The Get Britain Working White Paper that the Minister will be very familiar with identified 2.8 million people out of work due to long-term sickness. Many of these cases stem from preventable injuries. A more co-ordinated approach in government to health and employment accident prevention will keep more people healthy and in work. It will reduce benefit dependency and ensure that local authorities are more financially supported in designing safer communities.
Of course, we have the Employment Rights Bill going through the House of Lords at the moment. It offers a real opportunity to improve workplace safety. Day-one sick pay rights will reduce presenteeism and injury risk. The new fair work agency will enforce safe working conditions and whistleblower protections.
As well as the opportunities inherent in the Government’s agenda, there are also opportunities for getting better co-ordinated data into the area of accident prevention. At present, data is siloed, inconsistent and incomplete. Without robust data, we cannot target interventions, measure impact or hold systems to account. Australia’s national injury surveillance unit shows what is possible and it is a good example for us. It would make sense for the Government to encourage standardised reporting across the four nations. At the moment, we cannot compare data across England, Wales, Scotland and Northern Ireland. We should invest in real-time data infrastructure, as well as having an annual injury report published.
RoSPA’s headline call to government is for a national accident prevention strategy led by a named Minister, perhaps a departmental Minister who already has a portfolio, or a Cabinet Office Minister. I would like to put a few questions to my noble friend the Minister before I close. Does she agree with a named Minister heading up co-ordination? Does she think this is an area for co-ordination of data across the four nations of the UK? What provisions in the NHS 10-year plan actually address accident prevention? Can the Get Britain Working reforms be levered to reduce injury-related worklessness? Does she agree with empowerment through education, embedding accident prevention across the whole life course, from early years to old age, in schools, workplaces and communities?
I will leave noble Lords with RoSPA’s current costings for serious accidents.

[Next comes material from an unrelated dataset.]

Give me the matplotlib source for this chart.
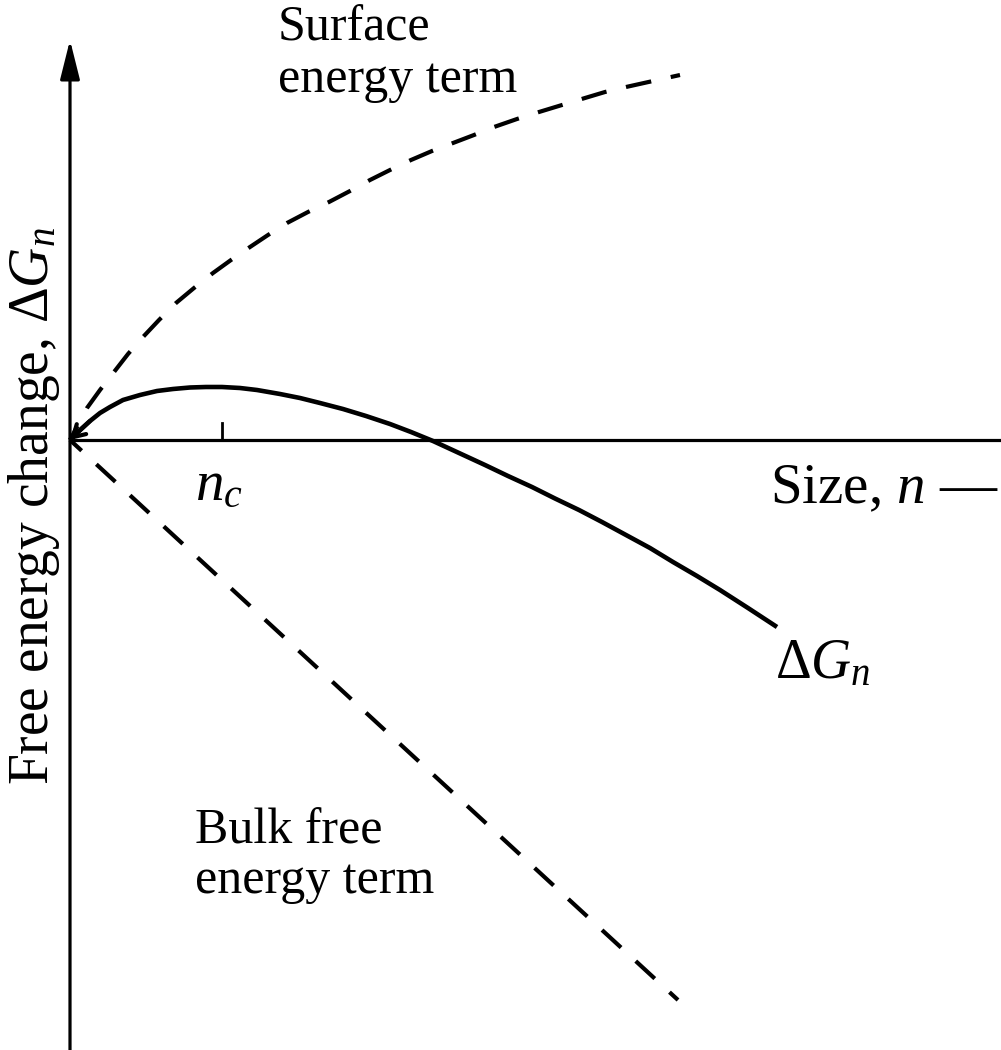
import matplotlib
matplotlib.use("Agg")
import matplotlib.pyplot as plt

plt.rcParams['font.family'] = ['Liberation Serif', 'DejaVu Serif']
plt.rcParams['mathtext.fontset'] = 'custom'
plt.rcParams['mathtext.rm'] = 'Liberation Serif'
plt.rcParams['mathtext.it'] = 'Liberation Serif:italic'

# ---- data (schematic units) ----
surface_n = [0, 0.08, 0.17, 0.30, 0.44, 0.58, 0.73, 0.89, 1.06, 1.24, 1.43,
             1.61, 1.80, 1.98, 2.17, 2.38, 2.59, 2.80, 3.00, 3.20, 3.41,
             3.62, 3.83, 4.04, 4.24, 4.47, 4.69, 4.92, 5.15, 5.35, 5.56,
             5.83, 6.10]
surface_g = [0, 0.15, 0.32, 0.50, 0.68, 0.86, 1.03, 1.20, 1.37, 1.52, 1.67,
             1.80, 1.93, 2.05, 2.17, 2.28, 2.38, 2.49, 2.60, 2.70, 2.80,
             2.89, 2.97, 3.05, 3.13, 3.21, 3.28, 3.35, 3.42, 3.48, 3.53,
             3.59, 3.65]

bulk_n = [0, 3.05, 6.08]
bulk_g = [0, -2.81, -5.60]

total_n = [0, 0.10, 0.20, 0.30, 0.40, 0.53, 0.70, 0.87, 1.03, 1.20, 1.36,
           1.52, 1.70, 1.87, 2.10, 2.30, 2.50, 2.73, 2.96, 3.20, 3.41,
           3.63, 3.89, 4.15, 4.38, 4.62, 4.85, 5.09, 5.32, 5.56, 5.80,
           6.03, 6.27, 6.50, 6.78, 7.07]
total_g = [0, 0.10, 0.19, 0.27, 0.33, 0.40, 0.45, 0.49, 0.51, 0.525, 0.53,
           0.53, 0.52, 0.50, 0.46, 0.42, 0.37, 0.31, 0.24, 0.16, 0.08,
           -0.01, -0.13, -0.25, -0.36, -0.47, -0.585, -0.70, -0.82, -0.95,
           -1.08, -1.22, -1.36, -1.50, -1.68, -1.87]

n_critical = 1.52

fig = plt.figure(figsize=(10.01, 10.5), dpi=100)
ax = fig.add_axes([0, 0, 1, 1])
ax.set_xlim(-0.70, 9.31)
ax.set_ylim(-6.10, 4.40)
ax.axis('off')

# axes
ax.plot([0, 9.31], [0, 0], color='black', lw=2.3, solid_capstyle='butt')
ax.annotate('', xy=(0, 4.00), xytext=(0, -6.10),
            arrowprops=dict(arrowstyle='-|>,head_length=1.2,head_width=0.3',
                            lw=2.3, color='black', mutation_scale=20,
                            shrinkA=0, shrinkB=0))
ax.plot([n_critical, n_critical], [0, 0.17], color='black', lw=2.0)

# curves
ax.plot(surface_n, surface_g, color='black', lw=3.0,
        linestyle=(2.4, (6.2, 4.8)), dash_capstyle='butt')
ax.plot(bulk_n, bulk_g, color='black', lw=3.0,
        linestyle=(2.4, (6.2, 4.8)), dash_capstyle='butt')
ax.plot(total_n, total_g, color='black', lw=3.3, solid_capstyle='butt',
        solid_joinstyle='round')
ax.annotate('', xy=(total_n[0], total_g[0]), xytext=(total_n[2], total_g[2]),
            arrowprops=dict(arrowstyle='->,head_length=0.6,head_width=0.35',
                            lw=3.0, color='black', mutation_scale=14,
                            shrinkA=0, shrinkB=0))

# labels
ax.text(2.08, 4.00, 'Surface', fontsize=36, ha='left', va='baseline')
ax.text(2.08, 3.48, 'energy term', fontsize=36, ha='left', va='baseline')
ax.text(1.25, -4.03, 'Bulk free', fontsize=36, ha='left', va='baseline')
ax.text(1.25, -4.53, 'energy term', fontsize=36, ha='left', va='baseline')
ax.text(7.00, -0.63, 'Size, $n$ —', fontsize=41, ha='left', va='baseline')
ax.text(1.25, -0.60, '$n_c$', fontsize=41, ha='left', va='baseline')
ax.text(7.05, -2.38, 'Δ$G_n$', fontsize=40, ha='left', va='baseline')
ax.text(-0.22, -0.66, 'Free energy change, Δ$G_n$', fontsize=40,
        rotation=90, rotation_mode='anchor', ha='center', va='baseline')

fig.savefig('out.png', dpi=100)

I found it slightly unbelievable when I first read it. Having had a deeper dive, with the help of the RoSPA team, who are sitting at the back, I understand that it is probably a conservative estimate. It estimates £12 billion as the annual cost of accidents, which is evenly split between the cost to the NHS and the cost to businesses.
Around £6 billion is attributed to NHS treatment costs, based on hospital bed days and A&E attendances, and the remaining £6 billion reflects lost productivity, calculated from working days lost due to injury, post-discharge recovery and time taken off by carers, adjusted to include the wider business impact of staff absence. For an economy in search of growth and a population in search of answers to needless and rising injury and death, this needs serious investigation.